=== Your task ===
List each line in which the string "with" appears.

+++ Given records +++

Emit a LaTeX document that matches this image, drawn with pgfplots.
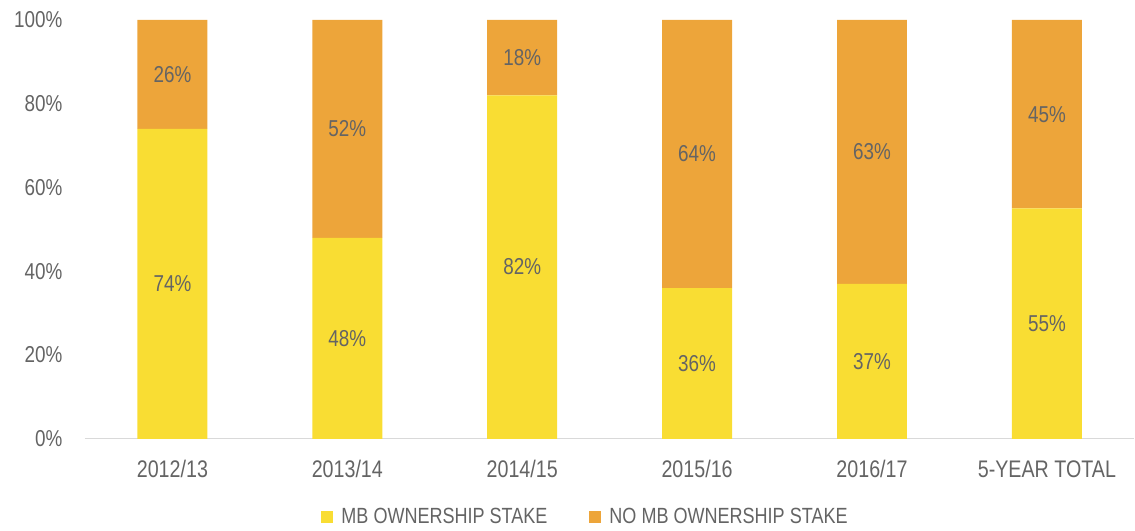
\documentclass[border=0pt]{standalone}
\usepackage{pgfplots}
\pgfplotsset{compat=1.18}
\usepackage{fontspec}
\setmainfont{Liberation Sans}[FakeStretch=0.82]
\definecolor{cyel}{RGB}{249,221,51}
\definecolor{corg}{RGB}{237,165,58}
\definecolor{tgray}{RGB}{100,100,100}
\definecolor{agray}{RGB}{217,217,217}
\begin{document}
\begin{tikzpicture}
\begin{axis}[
  at={(0pt,0pt)}, anchor=south west,
  scale only axis, width=1050pt, height=419pt,
  ybar stacked, bar width=70pt,
  xmin=-0.5, xmax=5.5, ymin=0, ymax=100,
  xtick={0,1,2,3,4,5},
  xticklabels={2012/13,2013/14,2014/15,2015/16,2016/17,5-YEAR TOTAL},
  ytick={0,20,40,60,80,100},
  yticklabel={\pgfmathprintnumber{\tick}\%},
  /pgf/number format/assume math mode=true,
  major tick length=0pt,
  axis lines*=left,
  y axis line style={draw=none},
  x axis line style={draw=agray, line width=1.3pt},
  tick label style={font=\fontsize{23}{27}\selectfont, text=tgray},
  yticklabel style={xshift=-19pt},
  xticklabel style={yshift=-18pt, font=\fontsize{24}{28}\selectfont},
  nodes near coords={\pgfmathprintnumber{\rawy}\%},
  visualization depends on=rawy \as \rawy,
  every node near coord/.append style={anchor=center, font=\fontsize{23}{27}\selectfont, text=tgray},
  legend style={at={(0.477,-0.186)}, anchor=center, draw=none, legend columns=2,
    font=\fontsize{22}{26}\selectfont, text=tgray,
    /tikz/every odd column/.append style={column sep=6pt},
    /tikz/every even column/.append style={column sep=40pt}},
  legend image code/.code={\fill[#1] (0pt,-6pt) rectangle (12pt,6pt);},
]
\addplot[fill=cyel, draw=none] coordinates {(0,74) (1,48) (2,82) (3,36) (4,37) (5,55)};
\addplot[fill=corg, draw=none] coordinates {(0,26) (1,52) (2,18) (3,64) (4,63) (5,45)};
\legend{MB OWNERSHIP STAKE, NO MB OWNERSHIP STAKE}
\end{axis}
\path[use as bounding box] (-85pt,-92pt) rectangle (1050pt,439pt);
\end{tikzpicture}
\end{document}
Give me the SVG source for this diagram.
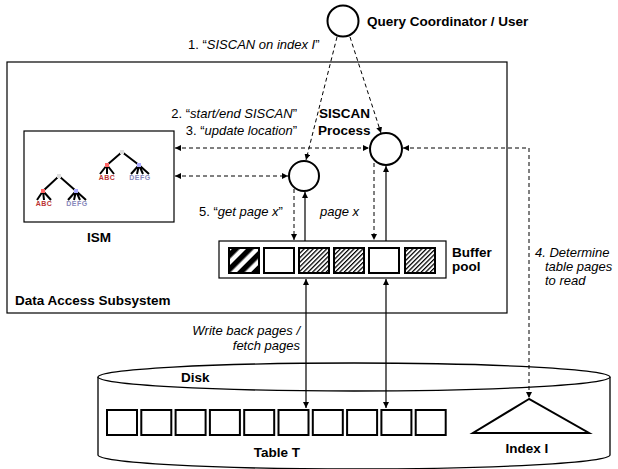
<svg xmlns="http://www.w3.org/2000/svg" width="618" height="469" viewBox="0 0 618 469">
  <style>
    text { font-family: "Liberation Sans", Arial, Helvetica, sans-serif; fill: #000; }
    .b { font-weight: bold; font-size: 13.5px; }
    .lbl { font-size: 13px; }
    .it { font-style: italic; }
    .box { fill: #fff; stroke: #000; stroke-width: 1.2; }
    .proc { fill: #fff; stroke: #000; stroke-width: 2; }
    .cell { stroke: #000; stroke-width: 2; }
    .dash { fill: none; stroke: #000; stroke-width: 1; stroke-dasharray: 4 3; }
    .solid { fill: none; stroke: #000; stroke-width: 1.2; }
    .br { stroke: #000; stroke-width: 2; fill: none; }
    .abc { font-size: 7px; font-weight: bold; fill: #b33; }
    .defg { font-size: 7px; font-weight: bold; fill: #88b; }
  </style>
  <defs>
    <marker id="ah" viewBox="0 0 6 6" refX="6" refY="3" markerWidth="6" markerHeight="6" markerUnits="userSpaceOnUse" orient="auto-start-reverse">
      <path d="M0,0 L6,3 L0,6 z" fill="#000"/>
    </marker>
    <pattern id="fine" patternUnits="userSpaceOnUse" width="3.2" height="3.2" patternTransform="rotate(45)">
      <rect width="3.2" height="3.2" fill="#fff"/>
      <line x1="0.6" y1="0" x2="0.6" y2="3.2" stroke="#000" stroke-width="1.3"/>
    </pattern>
    <pattern id="coarse" patternUnits="userSpaceOnUse" width="10" height="10" patternTransform="rotate(45)">
      <rect width="10" height="10" fill="#fff"/>
      <rect width="5.5" height="10" fill="#000"/>
    </pattern>
  </defs>

  <!-- Disk cylinder with table pages and index -->
  <g id="disk">
    <path d="M98,377 V455 A256,14 0 0 0 610,455 V377" fill="#fff" stroke="#000" stroke-width="1.3"/>
    <ellipse cx="354" cy="377" rx="256" ry="14" fill="#fff" stroke="#000" stroke-width="1.3"/>
    <text class="b" x="181" y="382">Disk</text>
  </g>

  <g id="table-t">
    <rect class="cell" x="107" y="410" width="30" height="25" fill="#fff"/>
    <rect class="cell" x="141.3" y="410" width="30" height="25" fill="#fff"/>
    <rect class="cell" x="175.6" y="410" width="30" height="25" fill="#fff"/>
    <rect class="cell" x="209.9" y="410" width="30" height="25" fill="#fff"/>
    <rect class="cell" x="244.2" y="410" width="30" height="25" fill="#fff"/>
    <rect class="cell" x="278.5" y="410" width="30" height="25" fill="#fff"/>
    <rect class="cell" x="312.8" y="410" width="30" height="25" fill="#fff"/>
    <rect class="cell" x="347.1" y="410" width="30" height="25" fill="#fff"/>
    <rect class="cell" x="381.4" y="410" width="30" height="25" fill="#fff"/>
    <rect class="cell" x="415.7" y="410" width="30" height="25" fill="#fff"/>
    <text class="b" x="277" y="457" text-anchor="middle">Table T</text>
  </g>

  <g id="index-i">
    <polygon points="529,399 473,433 589,433" fill="#fff" stroke="#000" stroke-width="2"/>
    <text class="b" x="527" y="453" text-anchor="middle">Index I</text>
  </g>

  <!-- Data access subsystem container -->
  <g id="data-access-subsystem">
    <rect class="box" x="7" y="62" width="500" height="251"/>
    <text class="b" x="15" y="305">Data Access Subsystem</text>
  </g>

  <!-- Index structure manager with two small trees -->
  <g id="ism">
    <rect class="box" x="24" y="131" width="150" height="91"/>
    <path class="br" d="M107,165 L122,152 L139,165 M107,165 L100,174 M107,165 L107,174 M107,165 L114,174 M139,165 L131,174 M139,165 L137,174 M139,165 L143,174 M139,165 L149,174"/>
    <rect x="120" y="150" width="4" height="4" fill="#ddd"/>
    <rect x="105" y="163" width="4" height="4" fill="#f66"/>
    <rect x="137" y="163" width="4" height="4" fill="#aaf"/>
    <text class="abc" x="107" y="180" text-anchor="middle" letter-spacing="0.5">ABC</text>
    <text class="defg" x="140" y="180" text-anchor="middle" letter-spacing="0.5">DEFG</text>
    <path class="br" d="M43,191 L59,176 L76,191 M43,191 L37,200 M43,191 L44,200 M43,191 L51,200 M76,191 L68,200 M76,191 L74,200 M76,191 L80,200 M76,191 L86,200"/>
    <rect x="57" y="174" width="4" height="4" fill="#ddd"/>
    <rect x="41" y="189" width="4" height="4" fill="#f66"/>
    <rect x="74" y="189" width="4" height="4" fill="#aaf"/>
    <text class="abc" x="44" y="206" text-anchor="middle" letter-spacing="0.5">ABC</text>
    <text class="defg" x="77" y="206" text-anchor="middle" letter-spacing="0.5">DEFG</text>
    <text class="b" x="99" y="242" text-anchor="middle">ISM</text>
  </g>

  <!-- Buffer pool frames -->
  <g id="buffer-pool">
    <rect class="box" x="219" y="241" width="227" height="37"/>
    <rect class="cell" x="229" y="248" width="30" height="25" fill="url(#coarse)"/>
    <rect class="cell" x="264" y="248" width="30" height="25" fill="#fff"/>
    <rect class="cell" x="299" y="248" width="30" height="25" fill="url(#fine)"/>
    <rect class="cell" x="334" y="248" width="30" height="25" fill="url(#fine)"/>
    <rect class="cell" x="369" y="248" width="30" height="25" fill="#fff"/>
    <rect class="cell" x="405" y="248" width="30" height="25" fill="url(#fine)"/>
    <text class="b" x="452" y="257">Buffer</text>
    <text class="b" x="452" y="271">pool</text>
  </g>

  <!-- Processes -->
  <g id="query-coordinator">
    <circle class="proc" cx="343" cy="21" r="15.5"/>
    <text class="b" x="367" y="26">Query Coordinator / User</text>
  </g>

  <g id="siscan-process-a">
    <circle class="proc" cx="304" cy="176" r="15"/>
  </g>

  <g id="siscan-process-b">
    <circle class="proc" cx="386" cy="149" r="16"/>
    <text class="b" x="319" y="118">SISCAN</text>
    <text class="b" x="318" y="135">Process</text>
  </g>

  <!-- Connectors -->
  <g id="connectors">
    <line class="dash" x1="337" y1="37" x2="306" y2="160" marker-end="url(#ah)"/>
    <line class="dash" x1="350" y1="37" x2="381" y2="133" marker-end="url(#ah)"/>
    <line class="dash" x1="175" y1="148" x2="369" y2="148" marker-start="url(#ah)" marker-end="url(#ah)"/>
    <line class="dash" x1="175" y1="176" x2="288" y2="176" marker-start="url(#ah)" marker-end="url(#ah)"/>
    <path class="dash" d="M403,148 H529 V398" marker-start="url(#ah)" marker-end="url(#ah)"/>
    <line class="dash" x1="294" y1="189" x2="294" y2="240" marker-end="url(#ah)"/>
    <line class="solid" x1="305" y1="241" x2="305" y2="192" marker-end="url(#ah)"/>
    <line class="dash" x1="374" y1="163" x2="374" y2="240" marker-end="url(#ah)"/>
    <line class="solid" x1="386" y1="241" x2="386" y2="166" marker-end="url(#ah)"/>
    <line class="solid" x1="306" y1="279" x2="306" y2="408" marker-start="url(#ah)" marker-end="url(#ah)"/>
    <line class="solid" x1="386" y1="279" x2="386" y2="408" marker-start="url(#ah)" marker-end="url(#ah)"/>
  </g>

  <!-- Step labels -->
  <g id="labels">
    <text class="lbl" x="188" y="49">1. “<tspan class="it">SISCAN on index I</tspan>”</text>
    <text class="lbl" x="297" y="118" text-anchor="end">2. “<tspan class="it">start/end SISCAN</tspan>”</text>
    <text class="lbl" x="297" y="135" text-anchor="end">3. “<tspan class="it">update location</tspan>”</text>
    <text class="lbl" x="199" y="216">5. “<tspan class="it">get page x</tspan>”</text>
    <text class="lbl it" x="320" y="216">page x</text>
    <text class="lbl it" x="535" y="257">4. Determine</text>
    <text class="lbl it" x="545" y="271">table pages</text>
    <text class="lbl it" x="545" y="285">to read</text>
    <text class="lbl it" x="300" y="335" text-anchor="end">Write back pages /</text>
    <text class="lbl it" x="300" y="350" text-anchor="end">fetch pages</text>
  </g>
</svg>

+++

=== Full output ===
Emit a LaTeX document that matches this image, drawn with pgfplots.
  <!-- Disk cylinder with table pages and index -->
  <!-- Index structure manager with two small trees -->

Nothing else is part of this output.